ME Milan il Duca, the hotel in Milan of the Spanish Melià group, opened in May, is inserted in a building Aldo Rossi renovated and expanded at the end of the 1980s, at the time of the World Cup of soccer.
For that project, the Milanese master described the image of the neighboring hotels as “mannerist architecture, substantially weak and already obsolete after just a few years […] built to satisfy the taste for technical invention.” A nearby architecture balanced between revival and stylistic copying, with a 19th century image that was clearly countered by Rossi’s work on an urban level.
The new image of the construction, conceived as an “edified block of remarkable importance in the urban landscape,” has a main facade in beola stone, preceded by a low volume with four powerful cylindrical columns in white Carrara marble, paced by five pilaster strips bordering dark green metal openings.
The upper levels are in terracotta, like the sides and the block added at the back, facing Via Marco Polo, defined as a work of “rational architecture in brick with regular openings for the windows.” In the 1990s it seemed anachronistic to see how the interiors (not done by Rossi) of this rigorous work of architecture for the city were developed, in a jarring contrast, with a ‘Baroque period image,’ in keeping with the figurative standards of the hotel chain, completely alien to the intentions of the architectural enclosure.
The project done today by Arassociati, a studio composed of former students and collaborators of Aldo Rossi, together with Nicola Gallizia and Alvaro Sans, have brought this work back into the contemporary world, reinventing its spaces in keeping with new lines of intervention with respect to the grammar of Rossi, full of invention and sensitivity, also with respect to the history of Italian design, which along with a careful selection of custom furnishings, is featured in a harmonious and meaningful way, underlining the vitality of historic pieces that are still in production today.

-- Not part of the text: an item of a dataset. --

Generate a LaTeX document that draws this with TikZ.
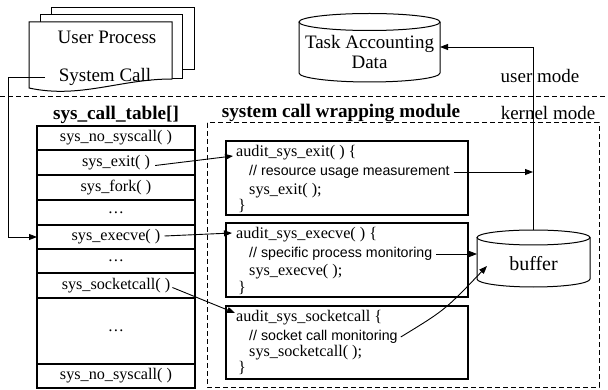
\documentclass[tikz,border=0pt]{standalone}
\usepackage{fontspec}
\setmainfont{Liberation Serif}
\newfontfamily\serf{Liberation Serif}
\newfontfamily\sansf{Liberation Sans}
\usetikzlibrary{arrows.meta}
\begin{document}
\begin{tikzpicture}[x=1pt,y=-1pt,
  tabtxt/.style={font=\serf\fontsize{16.2}{18}\selectfont, inner sep=1pt},
  rowbox/.style={draw, line width=1.1pt, minimum width=158pt, inner sep=0pt, outer sep=0pt},
  code/.style={font=\serf\fontsize{16.2}{18}\selectfont, anchor=west, inner sep=1pt},
  cmt/.style={font=\sansf\fontsize{14.2}{16}\selectfont, anchor=west, inner sep=1pt},
  lbl/.style={font=\serf\fontsize{19}{20}\selectfont, align=center, inner sep=1pt},
  ttl/.style={font=\serf\bfseries\fontsize{19.2}{20}\selectfont, inner sep=1pt},
  arr/.style={line width=0.9pt, -{Triangle[length=8pt,width=6pt]}},
  dsh/.style={line width=1pt, dash pattern=on 5pt off 3pt},
  codebox/.style={draw, line width=1.3pt, minimum width=242pt, inner sep=0pt, outer sep=0pt},
  shp/.style={line width=1pt, fill=white},
]
\useasboundingbox (0,0) rectangle (608,390);

% user process stack
\draw[shp] (51,8) rectangle (194,70);
\draw[shp] (40,15) rectangle (182,79);
\draw[shp] (29,22) -- (172,22) -- (172,79) .. controls (120,79) and (80,99) .. (29,88) -- cycle;
\node[lbl] (up) at (107,37) {User Process};
\node[lbl] (sc) at (105,77) {System Call};
\coordinate (scL) at (45,77);

% user/kernel boundary
\draw[dsh] (0,97) -- (608,97);

% task accounting data cylinder
\draw[shp] (299,22) -- (299,73) arc[start angle=180, end angle=0, x radius=70.5, y radius=9] -- (440,22);
\draw[line width=1pt] (369.5,22) ellipse [x radius=70.5, y radius=8.5];
\node[lbl] (tad) at (369.5,52) {Task Accounting\\Data};
\coordinate (tadE) at (440,47);

% system call table
\node[ttl] (tabt) at (116,115) {sys\_call\_table[]};
\node[rowbox, minimum height=24pt] (r1) at (116,138) {};
\node[rowbox, minimum height=25pt] (r2) at (116,162.5) {};
\node[rowbox, minimum height=25pt] (r3) at (116,187.5) {};
\node[rowbox, minimum height=25pt] (r4) at (116,212.5) {};
\node[rowbox, minimum height=24pt] (r5) at (116,237) {};
\node[rowbox, minimum height=24pt] (r6) at (116,261) {};
\node[rowbox, minimum height=25pt] (r7) at (116,285.5) {};
\node[rowbox, minimum height=66pt] (r8) at (116,331) {};
\node[rowbox, minimum height=24pt] (r9) at (116,376) {};
\node[tabtxt] (t1) at (r1.center) {sys\_no\_syscall( )};
\node[tabtxt] (t2) at (r2.center) {sys\_exit( )};
\node[tabtxt] (t3) at (r3.center) {sys\_fork( )};
\node[tabtxt] (t4) at (r4.center) {\dots};
\node[tabtxt] (t5) at (r5.center) {sys\_execve( )};
\node[tabtxt] (t6) at (r6.center) {\dots};
\node[tabtxt] (t7) at (r7.center) {sys\_socketcall( )};
\node[tabtxt] (t8) at (r8.center) {\dots};
\node[tabtxt] (t9) at (r9.center) {sys\_no\_syscall( )};

% wrapping module
\draw[dsh] (207,123) rectangle (599,387);
\node[ttl] (wmt) at (341,113) {system call wrapping module};
\node[lbl] (km) at (548,113) {kernel mode};
\node[lbl] (um) at (540,76) {user mode};

\node[codebox, minimum height=74pt] (b1) at (347,178) {};
\node[codebox, minimum height=74pt] (b2) at (347,260) {};
\node[codebox, minimum height=73pt] (b3) at (347,342.5) {};

\node[code] (a1) at (235,153) {audit\_sys\_exit( ) \{};
\node[cmt]  (c1) at (248,172) {// resource usage measurement};
\node[code] (s1) at (248,191) {sys\_exit( );};
\node[code] (e1) at (237,206) {\}};

\node[code] (a2) at (235,235) {audit\_sys\_execve( ) \{};
\node[cmt]  (c2) at (248,254) {// specific process monitoring};
\node[code] (s2) at (248,272) {sys\_execve( );};
\node[code] (e2) at (237,288) {\}};

\node[code] (a3) at (235,318) {audit\_sys\_socketcall \{};
\node[cmt]  (c3) at (248,337) {// socket call monitoring};
\node[code] (s3) at (248,353) {sys\_socketcall( );};
\node[code] (e3) at (237,368) {\}};

% buffer cylinder
\draw[shp] (477,237.5) -- (477,279) arc[start angle=180, end angle=0, x radius=56.5, y radius=8] -- (590,237.5);
\draw[line width=1pt] (533.5,237.5) ellipse [x radius=56.5, y radius=7.5];
\node[lbl, font=\serf\fontsize{20}{22}\selectfont] (buf) at (533.5,264) {buffer};
\coordinate (bufT) at (533,230);
\coordinate (bufL) at (477,255);
\coordinate (bufP) at (487,266);

% connectors
\draw[arr] (scL) -- (8,77) |- (r5.west);
\draw[arr] ([shift={(4,3)}]t2.east) -- ([shift={(-2,3)}]a1.west);
\draw[arr] ([shift={(3,-1)}]t5.east) -- ([shift={(-3,-2)}]a2.west);
\draw[arr] ([shift={(1,2)}]t7.east) -- ([shift={(0,-5)}]a3.west);
\draw[arr] (bufT) |- (tadE);
\draw[arr] ([xshift=3pt]c1.east) -- (c1.east -| bufT);
\draw[arr] ([xshift=3pt]c2.east) -- (c2.east -| bufL);
\draw[arr] ([xshift=2pt]c3.east) .. controls (445,310) .. (bufP);
\end{tikzpicture}
\end{document}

The hotel has 132 rooms, including 34 suites, a new garden with a central pergola on axis with the entrance on the ground floor, and an existing terrace on the roof of the low protruding volume, set aside for the two presidential suites on the first floor.
A new roof garden with a breakfast zone and sky bar has been installed, surrounded by large terraces; the new volumes set back from the facade, glazed and light in composition, do not alter the original profile, which has been enhanced by the new project.
To reach the panoramic level at the top, in compliance with regulations, a new external staircase is positioned in the recessed lateral space that marks the connection between the existing building and the addition. Here the staircase is like a monolithic metal volume clad in a dense pattern of horizontal steel strips; an element of vertical grafting that comes to grips with the exposed brick exteriors.
In the entrance on the ground floor a new elliptical staircase in bronze-finish metal has been built to replace the existing one to the left, facing the bar and the lobby, offering direct access to the STK Milan restaurant. The entrance to the reception area is underlined by two walls composed of undulating wooden partitions that create a sculptural path towards the black marble counter that presents, at its ends, two exceptional lamps: a pair of gold Atollo models by Vico Magistretti, Compasso d’Oro 1979.
Two ‘timeless’ design pieces that are joined in the lobby and the library zone by other classics of Italian design, like the Elettra by BBPR (Arflex), armchairs by Gio Ponti recently reissued by Molteni & C, which has produced all the custom furnishings for the hotel, which blend nicely with the historic pieces.
The idea of using certain icons from Italian design history, connected with the Milanese context, to offer a sort of active and interactive museum, continues on each landing of the elevators, with marble mosaic flooring (Fantini Mosaici), thanks to a selection of signature armchairs placed in pairs to represent the varied identity of a completely Italian history.
Together with the design pieces, several lamps have been created for the occasion, produced by Oluce, like the circular appliques in the corridors and the table lamps in the hotel rooms, where the design of the furnishings again mingles with historic items like the Montecatini aluminium chairs by Gio Ponti (Molteni & C), within a refined materic-chromatic palette, and a tendency towards the definition of certain ‘architectural furnishings’ like the canopy beds with their forceful geometric image.
Working inside an existing hotel, certain elements have been conserved, like a series of marble bathrooms and the central staircase faced in wooden boards, to create a new, dynamic two-story space. An overall renovation in a significant work of architecture in Milan, improving the interior spaces with a contemporary look, but also coming to terms with the history of Milanese design, thanks to a careful selection of exceptional pieces.